Gênero aborrecido, o necrológio. Impõe-se o tom convencional. Baixamos os olhos, a voz, com a cara de circunstância. Apanhado de surpresa, por mais esperada que seja a morte, o coração, no entanto, permanece mudo. De espanto, de perplexidade, no tumulto de sentimentos e reminiscências, que é preciso afastar para continuar vivendo. 

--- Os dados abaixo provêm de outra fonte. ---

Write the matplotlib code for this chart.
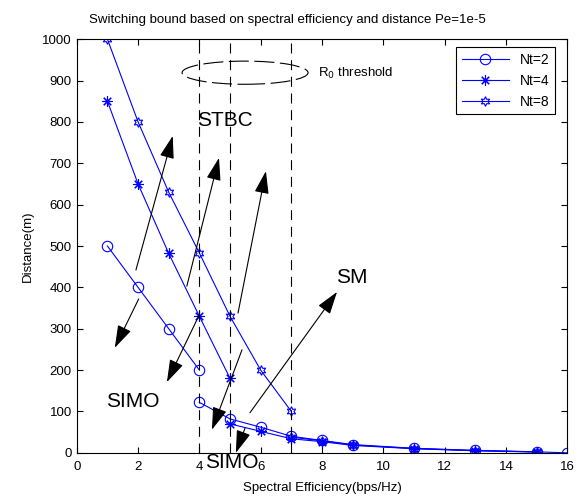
import matplotlib
matplotlib.use("Agg")
import matplotlib.pyplot as plt
from matplotlib.patches import Ellipse
import numpy as np

plt.rcParams['font.family'] = ['Liberation Sans', 'DejaVu Sans']

# data: upper branch (before threshold) and lower branch
nt2_x_hi = [1, 2, 3, 4]
nt2_y_hi = [500, 400, 300, 200]
nt2_x_lo = [4, 5, 6, 7, 8, 9, 11, 13, 15, 16]
nt2_y_lo = [122, 82, 62, 40, 30, 20, 11, 6, 2.5, 0]

nt4_x_hi = [1, 2, 3, 4, 5]
nt4_y_hi = [850, 650, 482, 330, 180]
nt4_x_lo = [5, 6, 7, 8, 9, 11, 13, 15]
nt4_y_lo = [70, 52, 34, 27, 18, 10, 5, 2]

nt8_x_hi = [1, 2, 3, 4, 5, 6, 7]
nt8_y_hi = [1000, 800, 630, 483, 330, 200, 100]
nt8_x_lo = [7, 8, 9, 11, 13, 15]
nt8_y_lo = [38, 29, 19, 10.5, 5.5, 2.2]

thresholds = [4, 5, 7]

# arrows (tail -> head) in data units
arrow_tails = [(1.93, 442), (2.02, 372), (3.59, 403), (3.98, 331),
               (5.26, 338), (5.39, 249), (5.49, 60), (5.65, 97)]
arrow_heads = [(3.13, 766), (1.24, 254), (4.64, 713), (2.94, 171),
               (6.17, 681), (4.41, 56), (5.19, 0), (8.49, 389)]

blue = (0, 0, 1)

fig = plt.figure(figsize=(5.86, 4.96), dpi=100)
ax = fig.add_axes([0.131, 0.087, 0.837, 0.834])

hexagram = (6, 1, 0)
aster = (8, 2, 0)

ax.plot(nt2_x_hi, nt2_y_hi, color=blue, lw=0.8, marker='o', mfc='none', ms=7.5, mew=0.8, label='Nt=2')
ax.plot(nt4_x_hi, nt4_y_hi, color=blue, lw=0.8, marker=aster, ms=7.5, mew=0.8, label='Nt=4')
ax.plot(nt8_x_hi, nt8_y_hi, color=blue, lw=0.8, marker=hexagram, mfc='none', ms=7, mew=0.8, label='Nt=8')
ax.plot(nt2_x_lo, nt2_y_lo, color=blue, lw=0.8, marker='o', mfc='none', ms=7.5, mew=0.8)
ax.plot(nt4_x_lo, nt4_y_lo, color=blue, lw=0.8, marker=aster, ms=7.5, mew=0.8)
ax.plot(nt8_x_lo, nt8_y_lo, color=blue, lw=0.8, marker=hexagram, mfc='none', ms=7, mew=0.8)

# threshold lines
ax.vlines(thresholds, 0, 1000, colors='black', lw=0.8, linestyles=(0, (9, 6)))

# R0 threshold ellipse
ell = Ellipse((5.49, 919), 4.11, 56, fill=False, ec='black', lw=0.8, linestyle=(0, (18, 5)))
ax.add_patch(ell)
ax.text(7.87, 918, r'R$_0$ threshold', fontsize=9.5, va='center', ha='left')

for t, h in zip(arrow_tails, arrow_heads):
    ax.annotate('', xy=h, xytext=t,
                arrowprops=dict(arrowstyle='-|>,head_length=1.0,head_width=0.32',
                                color='black', lw=0.8, shrinkA=0, shrinkB=0,
                                mutation_scale=14),
                annotation_clip=False)

ax.text(4.83, 804, 'STBC', fontsize=15, ha='center', va='center')
ax.text(1.83, 123, 'SIMO', fontsize=15, ha='center', va='center')
ax.text(5.06, -24, 'SIMO', fontsize=15, ha='center', va='center', clip_on=False)
ax.text(8.98, 423, 'SM', fontsize=15, ha='center', va='center')

ax.set_xlim(0, 16)
ax.set_ylim(0, 1000)
ax.set_xticks(np.arange(0, 17, 2))
ax.set_yticks(np.arange(0, 1001, 100))
ax.tick_params(direction='in', top=True, right=True, labelsize=9.5, length=4, width=0.8)
ax.tick_params(axis='x', pad=6)
for s in ax.spines.values():
    s.set_linewidth(0.8)

ax.set_xlabel('Spectral Efficiency(bps/Hz)', fontsize=9.5, labelpad=6)
ax.set_ylabel('Distance(m)', fontsize=9.5, labelpad=6)
fig.text(0.491, 0.960, 'Switching bound based on spectral efficiency and distance Pe=1e-5',
         fontsize=9.5, ha='center', va='center')

leg = ax.legend(loc='upper right', bbox_to_anchor=(0.9755, 0.9807), borderaxespad=0,
                fontsize=10, handlelength=3.4, fancybox=False, framealpha=1,
                edgecolor='black')
leg.get_frame().set_linewidth(0.8)

fig.savefig('out.png', dpi=100)
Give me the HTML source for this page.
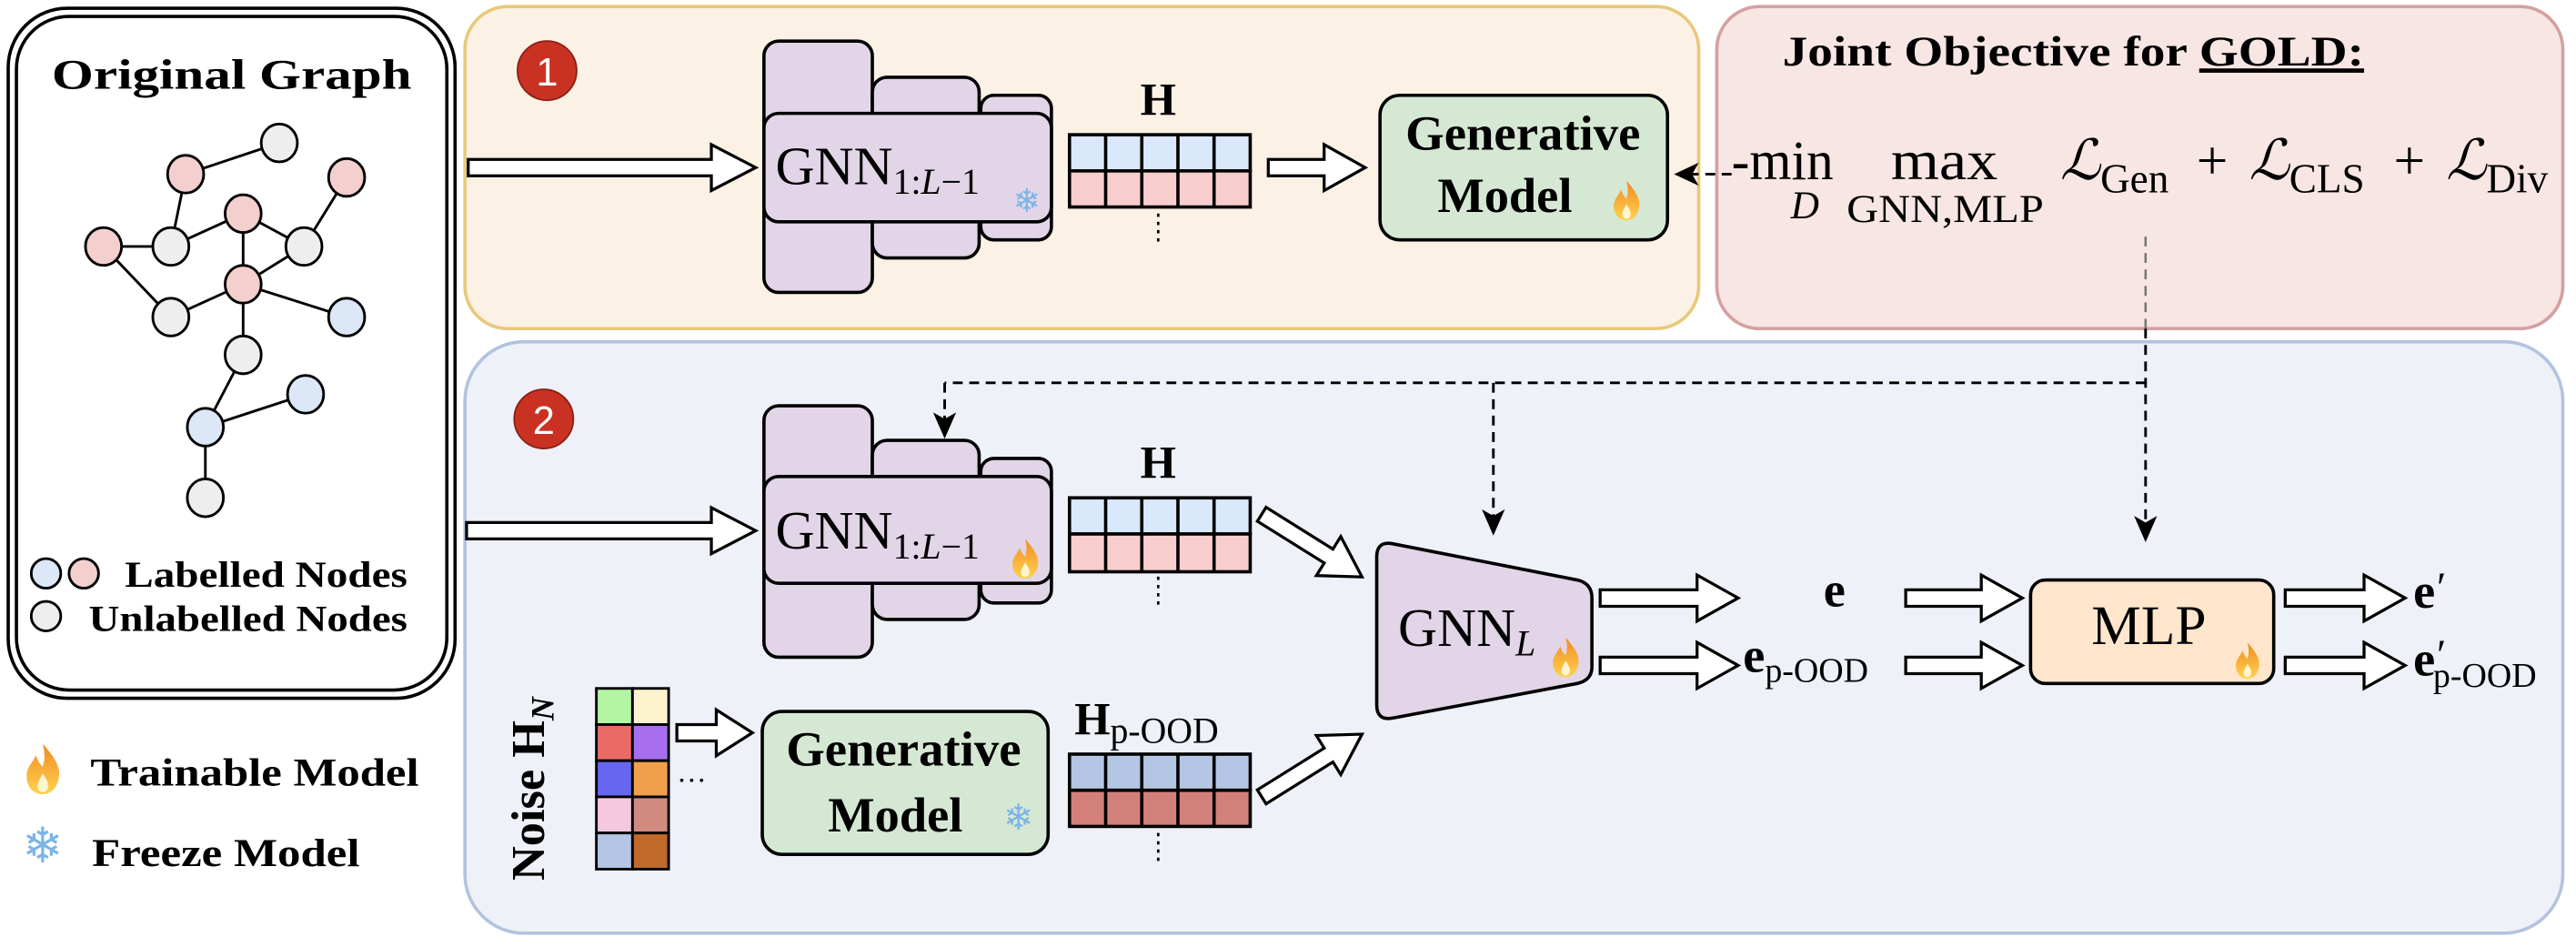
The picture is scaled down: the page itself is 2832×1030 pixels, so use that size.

Ninguém menos convencional do que Tarso de Castro. Há dias me disseram que ele estava salvo. Tinha feito um transplante de fígado. Desejei que fosse verdade, mas no fundo descri que Tarso pudesse viver com um fígado emprestado. Que fosse possível lhe salvar a vida com alguns generosos remendos. O sinal da rejeição lhe foi posto no berço guasco de Passo Fundo. O bem-nascido com a nostalgia do marginal.

Difícil, para não dizer impossível, trocar um pedaço de Tarso de Castro por alguma coisa que não fosse Tarso de Castro. Inteiro, na sua integridade feita, como tudo, de dois polos. O polo positivo e o polo negativo. Defeitos visíveis e qualidades nem sempre visíveis, sobretudo para quem o via de longe, ou o sofria de perto. Sonhos, atritos, delírios: Tarso se esbanjava. Tinha talento, garra, alegria. O rapaz boa-pinta veio ao Rio para ver e vencer. E fazia questão de ser visto. Não era homem da penumbra, ou dos bastidores. Queria ser protagonista.

O bicho-carpinteiro da inquietação nunca o deixou em paz. Tarso perseguia Tarso, sua vítima favorita. Dividindo o mundo em duas partes radicais, uma que exaltava, outra que execrava, sabia que a injustiça tem também um preço alto. Como a justiça, sua utopia. Podia chegar lá pela contramão. Tantas vezes passei cedo pelo bar Joia e lá estava ele, pai amoroso, com João Vicente.

Tinha um pacto de felicidade com a vida. Pouco importava que a vida não cumprisse a sua parte. Eu interpelava os astros: de quem foge Tarso de Castro? Quem persegue Tarso de Castro? Ele ria. E o riso apagava no rosto o vinco das noites boêmias. A vida jogada fora, num gesto de desdém e de rebeldia. Mas onde está a vida dos que a depositaram na poupança? Na vertigem com que vivia, no seu furor, havia, sim, um sinal de maldição. Sua morte nos punge como um remorso. Tantas imposturas, tantos vencedores! Adeus, Tarso.